WASHINGTON – President Barack Obama will propose a combined $634 billion in upper-income tax increases and cuts to government health spending over 10 years to fund a new program aimed at getting health coverage to all Americans, a senior administration official told the Wall Street Journal Wednesday.

The spending cuts are aimed not just at raising money for the new program but also at curbing health-care spending overall, something that the president and many experts believe is critical to the nation’s long-term financial health. The cuts would affect a range of interests, including managed care companies, prescription drug manufacturers and hospitals.

The proposed tax change would limit the deductions available to people in the highest income tax brackets.

The proposed cuts are being offered as part of the president’s budget blueprint, which is set to be released Thursday, and is meant to signal Obama’s commitment to fulfilling his pledge to enact comprehensive health-care legislation this year. These proposals all must be approved by Congress.

The budget will contain few details about what the president wants to see included in his health-care expansion plan, though he presented a fairly detailed plan during the presidential campaign last year. The administration plans to release only general guidelines for action on Thursday, with more details expected to be announced during a White House summit on health care next week.

However, the budget is focusing on where the money will come from to pay for Obama’s proposed health initiatives.

The senior administration official who previewed the announcement acknowledged that $634 billion wouldn’t be enough to pay for the ambitious health-care expansion that Obama and many Democrats envision. That project is estimated to cost more than $1 trillion over 10 years.

Rather, the official described the proposed $634 billion as a “down payment” and said the administration would work with Congress to find the rest.

Half the money would come from savings to the health-care system, and half from a new tax increase.

The tax increase is a new proposal from Obama, and would limit deductions for filers in the 33 percent and 35 percent tax brackets.

Under current law, taxpayers who itemize calculate their deductions based on their income tax bracket. A taxpayer who pays a 35% rate on his income may deduct 35% of various expenses — such as mortgage interest or charitable contributions — from his taxable income.

Under the Obama proposal, these deductions would be limited to a maximum of 28 percent even for taxpayers paying higher tax rates.

The more profound changes would be on the health-care spending side, as the administration attempts to tame spiraling costs.
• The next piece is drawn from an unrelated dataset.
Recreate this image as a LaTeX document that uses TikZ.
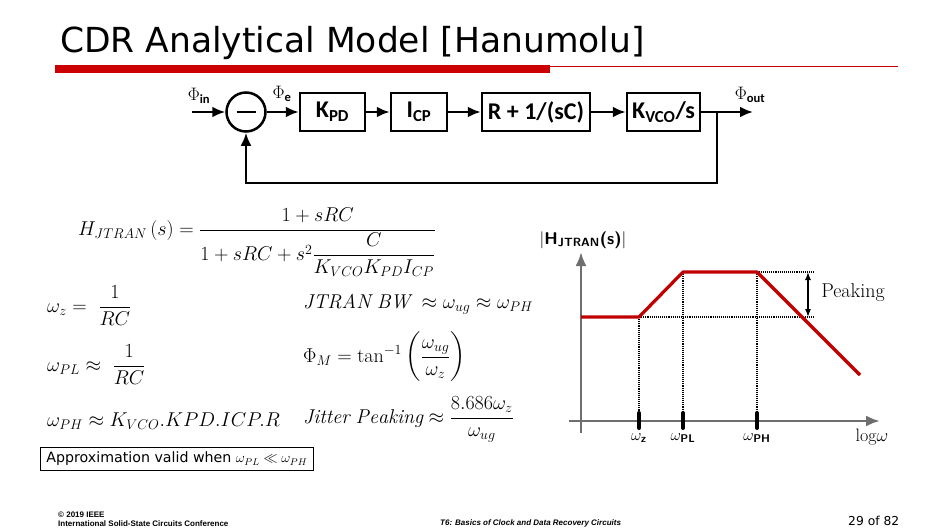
\documentclass[tikz,border=0pt]{standalone}
\usepackage{fix-cm}
\usepackage{amsmath}
\usepackage{fontspec}
\newfontfamily\slidefont{DejaVu Sans}
\newfontfamily\calibri{Carlito}
\newfontfamily\arialfont{Liberation Sans}
\usetikzlibrary{arrows.meta,positioning}
\definecolor{isscred}{RGB}{204,0,0}
\definecolor{curvered}{RGB}{192,0,0}
\definecolor{axisgray}{RGB}{110,110,110}

\tikzset{
  blk/.style={draw, line width=2.5pt, minimum height=38pt, inner sep=0pt,
    font=\calibri\bfseries\fontsize{24}{24}\selectfont},
  sig/.style={line width=2.5pt, -{Latex[length=13pt,width=11pt]}},
  philab/.style={inner sep=0pt, font=\fontsize{18}{18}\selectfont},
  eqn/.style={anchor=base west, inner sep=0pt, font=\fontsize{20}{24}\selectfont},
  graphaxis/.style={axisgray, line width=2.6pt, -{Latex[length=14pt,width=11pt]}},
  resp/.style={curvered, line width=3.2pt, line join=round},
  guide/.style={densely dotted, line width=1.1pt},
  wtick/.style={line width=4pt, line cap=round},
  glab/.style={inner sep=0pt, font=\fontsize{16}{16}\selectfont},
  foot/.style={anchor=base west, inner sep=0pt, font=\arialfont\bfseries\fontsize{8}{9}\selectfont},
}

\begin{document}
\begin{tikzpicture}[x=1pt,y=-1pt]
  \useasboundingbox (0,0) rectangle (951,530);

  % title
  \node[anchor=base west, inner sep=0pt, font=\slidefont\fontsize{34.5}{40}\selectfont] (title) at (60,52) {CDR Analytical Model [Hanumolu]};
  \fill[isscred] (55,65) rectangle (550,73);
  \draw[isscred, line width=1pt] (550,66) -- (898,66);

  % loop
  \node[draw, circle, line width=2.5pt, minimum size=39pt, inner sep=0pt] (sum) at (246,112) {};
  \draw[line width=2.5pt] ([xshift=-9.5pt]sum.center) -- ([xshift=9.5pt]sum.center);
  \node[blk, minimum width=65pt] (kpd) at (332.5,112) {K\textsubscript{PD}};
  \node[blk, minimum width=56pt] (icp) at (419,112) {I\textsubscript{CP}};
  \node[blk, minimum width=108pt] (filt) at (536,112) {R + 1/(sC)};
  \node[blk, minimum width=73pt] (kvco) at (663.5,112) {K\textsubscript{VCO}/s};
  \coordinate (in) at (192,112);
  \coordinate (br) at (717,112);
  \coordinate (out) at (753,112);

  \draw[sig] (in) -- (sum);
  \draw[sig] (sum) -- (kpd);
  \draw[sig] (kpd) -- (icp);
  \draw[sig] (icp) -- (filt);
  \draw[sig] (filt) -- (kvco);
  \draw[sig] (kvco) -- (out);
  \draw[sig] (br) -- ++(0,71) -| (sum.south);

  \node[philab] (phin) at (199,96) {$\Phi_{\text{\calibri\bfseries in}}$};
  \node[philab] (phe) at (282,94) {$\Phi_{\text{\calibri\bfseries e}}$};
  \node[philab] (phout) at (750,95) {$\Phi_{\text{\calibri\bfseries out}}$};

  % equations
  \node[eqn] (hjt) at (78,235) {$H_{JTRAN}\,(s) = \dfrac{1+sRC}{1+sRC+s^2\dfrac{C}{K_{VCO}K_{PD}I_{CP}}}$};
  \node[eqn] (wz) at (47,312) {$\omega_z = \ \dfrac{1}{RC}$};
  \node[eqn] (wpl) at (47,371) {$\omega_{PL} \approx \ \dfrac{1}{RC}$};
  \node[eqn] (wph) at (47,426) {$\omega_{PH} \approx K_{VCO}.KPD.ICP.R$};
  \node[eqn] (bw) at (303,308) {$\mathit{JTRAN\ BW}\ \approx \omega_{ug} \approx \omega_{PH}$};
  \node[eqn] (pm) at (303,362) {$\Phi_M = \tan^{-1}\left(\dfrac{\omega_{ug}}{\omega_z}\right)$};
  \node[eqn] (jp) at (303,423) {$\mathit{Jitter\ Peaking} \approx \dfrac{8.686\omega_z}{\omega_{ug}}$};

  \node[draw, line width=0.8pt, anchor=west, inner xsep=6pt, inner ysep=3pt, minimum height=23pt,
    font=\slidefont\fontsize{14.2}{16}\selectfont] (apx) at (40,459)
    {Approximation valid when {\fontsize{14}{16}\selectfont$\omega_{PL} \ll \omega_{PH}$}};

  % response plot
  \coordinate (org) at (581,421);
  \coordinate (z) at (639,317);
  \coordinate (pl) at (683,272);
  \coordinate (ph) at (757,272);
  \coordinate (hi) at (815,272);
  \coordinate (lo) at (815,317);
  \draw[graphaxis] (581,433) -- (581,252);
  \draw[graphaxis] (569,421) -- (880,421);
  \foreach \p in {z,pl,ph}
    \draw[guide] (\p) -- (\p |- org);
  \draw[guide] (z) -- (lo);
  \draw[guide] (pl) -- (hi);
  \draw[resp] (581,317) -- (z) -- (pl) -- (ph) -- (860,375);
  \foreach \p in {z,pl,ph}
    \draw[wtick] (\p |- org) ++(0,-8) -- ++(0,15);
  \draw[line width=1.3pt, {Latex[length=8pt,width=6pt]}-{Latex[length=8pt,width=6pt]}] (808,272) -- (808,317);

  \node[glab, font=\fontsize{17}{17}\selectfont] (hlab) at (583,240) {$\left|\text{\sffamily\bfseries H}_{\text{\sffamily\bfseries JTRAN}}\text{\sffamily\bfseries (s)}\right|$};
  \node[glab, font=\fontsize{20}{20}\selectfont] (peak) at (853,293) {Peaking};
  \node[glab] (lz) at (639,438) {$\omega_{\text{\sffamily\bfseries z}}$};
  \node[glab] (lpl) at (683,438) {$\omega_{\text{\sffamily\bfseries PL}}$};
  \node[glab] (lph) at (757,438) {$\omega_{\text{\sffamily\bfseries PH}}$};
  \node[glab, font=\fontsize{18}{18}\selectfont] (logw) at (872,437) {$\mathrm{log}\omega$};

  % footer
  \node[foot] (copy) at (58,517) {\textcopyright{} 2019 IEEE};
  \node[foot] (conf) at (58,526) {International Solid-State Circuits Conference};
  \node[foot, font=\arialfont\bfseries\itshape\fontsize{8}{9}\selectfont] (course) at (440,525) {T6: Basics of Clock and Data Recovery Circuits};
  \node[anchor=base west, inner sep=0pt, font=\slidefont\fontsize{12.3}{14}\selectfont] (pg) at (848,525) {29 of 82};
\end{tikzpicture}
\end{document}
The biggest chunk of money to be cut, $177 billion over 10 years, would come from changing the way that private managed care plans participating in Medicare are paid. Under current law, payments in the Medicare Advantage program are set by a formula. The result is that private companies, on average, are paid 14% more to care for a patient than the government would normally spend on that person’s care through the traditional Medicare program.

The Obama plan would have private plans bid to offer coverage in a given geographic area; insurers would then be paid based on an average of the bids. The administration estimates that the result would be that private plans would be paid about the same as the government normally spends per participant.

The administration will also propose a new measure to make generic drugs available more quickly. It would also change the formula for how brand-name drugs are paid for through the Medicaid program.

Obama will also propose new ways to tie payments to performance in Medicare for both hospitals and doctors, an initiative aimed at improving quality as well as reducing cost.